Is it challenging playing someone who leads a double life?
Yes, but no more challenging that playing someone who has had something happen to them that I haven’t personally experienced. What’s hard is trying to gauge how good a liar she is, or how in a panic she is. You’ve got to be careful, because you can’t make the other actors seem stupid. These are intelligent, fully formed characters that you’re working with, so it was a fine line of being able to deceive and it not being something that comes easily to her. However, it can’t be that it makes everyone around her feel a bit like an idiot for not working it out. That was tricky, but the director is there to help guide you through it.

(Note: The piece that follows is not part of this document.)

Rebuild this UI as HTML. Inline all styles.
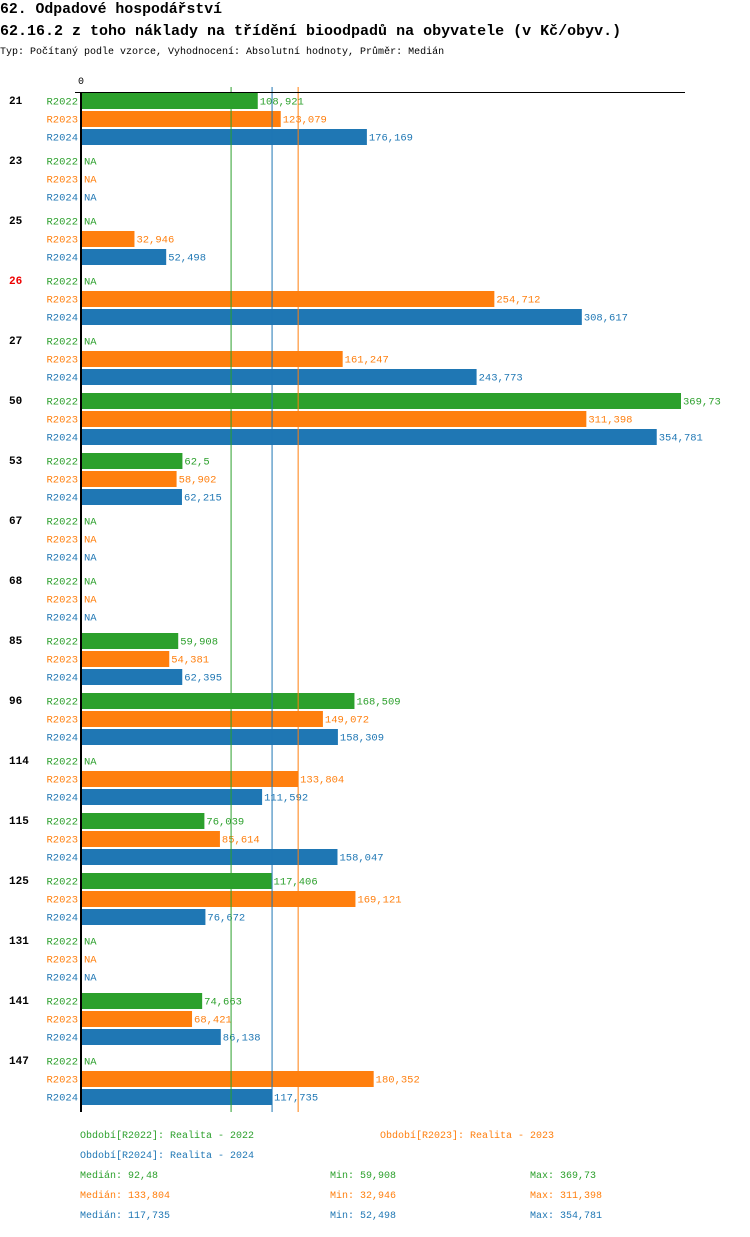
<!DOCTYPE html>
<html><head><meta charset="utf-8"><style>
body{margin:0;background:#fff;width:750px;height:1232px;overflow:hidden;font-family:"Liberation Mono",monospace}
svg text{font-family:"Liberation Mono",monospace}
</style></head><body>
<svg id="c" width="750" height="1232" xmlns="http://www.w3.org/2000/svg">
<text x="0" y="13" font-size="14.8" font-weight="bold">62. Odpadové hospodářství</text>
<text x="0" y="35" font-size="15" font-weight="bold">62.16.2 z toho náklady na třídění bioodpadů na obyvatele (v Kč/obyv.)</text>
<text x="0" y="54" font-size="10">Typ: Počítaný podle vzorce, Vyhodnocení: Absolutní hodnoty, Průměr: Medián</text>
</svg>
<script>
const categories=["21","23","25","26","27","50","53","67","68","85","96","114","115","125","131","141","147"];
const r2022=[108.921,null,null,null,null,369.73,62.5,null,null,59.908,168.509,null,76.039,117.406,null,74.663,null];
const r2023=[123.079,null,32.946,254.712,161.247,311.398,58.902,null,null,54.381,149.072,133.804,85.614,169.121,null,68.421,180.352];
const r2024=[176.169,null,52.498,308.617,243.773,354.781,62.215,null,null,62.395,158.309,111.592,158.047,76.672,null,86.138,117.735];
const seriesNames=["R2022","R2023","R2024"];
const medians=[92.48,133.804,117.735];
const mins=["59,908","32,946","52,498"];
const maxs=["369,73","311,398","354,781"];
const medianLabels=["92,48","133,804","117,735"];
const highlighted=["26"];
const colors=["#2ca02c","#ff7f0e","#1f77b4"];
const svg=document.getElementById('c');const NS="http://www.w3.org/2000/svg";
const x0=81,scale=600/369.73;const xs=v=>x0+v*scale;
function mk(t,a,txt){const e=document.createElementNS(NS,t);for(const k in a)e.setAttribute(k,a[k]);if(txt!=null)e.textContent=txt;svg.appendChild(e);return e;}
const fmt=v=>String(v).replace('.',',');
const all=[r2022,r2023,r2024];
categories.forEach((c,i)=>{
 const gy=93+i*60;
 const g=mk('text',{x:9,y:gy+11,'font-size':11,'font-weight':'bold',fill:highlighted.includes(c)?'#e00':'#000'},c);
 
 
 all.forEach((s,j)=>{
  const y=gy+j*18;
  const l=mk('text',{x:78,y:y+11.5,'font-size':10.5,fill:colors[j],'text-anchor':'end'},seriesNames[j]);
  
  
  const v=s[i];
  if(v==null){const n=mk('text',{x:84,y:y+11.5,'font-size':10.5,fill:colors[j]},'NA');
   
   return;}
  const r=mk('rect',{x:x0,y:y,width:xs(v)-x0,height:16,fill:colors[j]});
  
  
  const t=mk('text',{x:xs(v)+2,y:y+11.5,'font-size':10.5,fill:colors[j]},fmt(v));
  
  
 });
});
medians.forEach((m,j)=>{const l=mk('line',{x1:xs(m),x2:xs(m),y1:87,y2:1112,stroke:colors[j],'stroke-width':1});
 
 });
const ax=mk('line',{x1:75,x2:685,y1:92.5,y2:92.5,stroke:'#000','stroke-width':1});


const ay=mk('line',{x1:81,x2:81,y1:92,y2:1112,stroke:'#000','stroke-width':2});


const z=mk('text',{x:78,y:84,'font-size':10},'0');


const leg=[[80,1138,0,'Období[R2022]: Realita - 2022'],[380,1138,1,'Období[R2023]: Realita - 2023'],[80,1158,2,'Období[R2024]: Realita - 2024']];
leg.forEach(a=>{const t=mk('text',{x:a[0],y:a[1],'font-size':10,fill:colors[a[2]]},a[3]);
 
 });
[0,1,2].forEach(j=>{const y=1178+j*20;
 const a=mk('text',{x:80,y:y,'font-size':10,fill:colors[j]},'Medián: '+medianLabels[j]);
 
 
 const b=mk('text',{x:330,y:y,'font-size':10,fill:colors[j]},'Min: '+mins[j]);
 
 
 const d=mk('text',{x:530,y:y,'font-size':10,fill:colors[j]},'Max: '+maxs[j]);
 
 });
</script>
</body></html>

Did the uniform help to get you into character?
Yes. It feels odd when you put it on. I did five weeks of studio filming, back to back – all the medical stuff was contained so everything started to become a bit like second nature. The first few times I had to put on an apron, the ‘take’ ended up being about 15 minutes long. Then I worked out that you shouldn’t put the gloves on before the apron! There was lots of daft stuff like that, but you then get into a rhythm. It’s good because it makes you immediately feel like you look the part and then all I had to do was make sure that I knew the lines!
What were some of the challenges that you faced during filming?
I’m not very good with learning dialogue when there are lots of medical terms! I enjoy the adrenaline of being on set because I’m quite good at choreography, I respond well to being taught something physically. That’s why I was terrible at school, because they talk you through things rather than physically show you. I enjoyed doing the different types of surgery as it was fascinating, it’s nerve-wracking but you realise that you can do it. Also, the team who created the props put in so much hard work to make sure we didn’t mess up our bits. I struggled with having massive speeches that involved these medical words. I don’t have a brain for that!
Did you enjoy working in Scotland?
I absolutely loved Glasgow! The crew were phenomenal and the city is wonderful. I could move my family up there and we had a great time as there were loads of brilliant restaurants and everyone was lovely. It was brilliant and I would snap up another job there very quickly, although it does get very dark and cold over winter!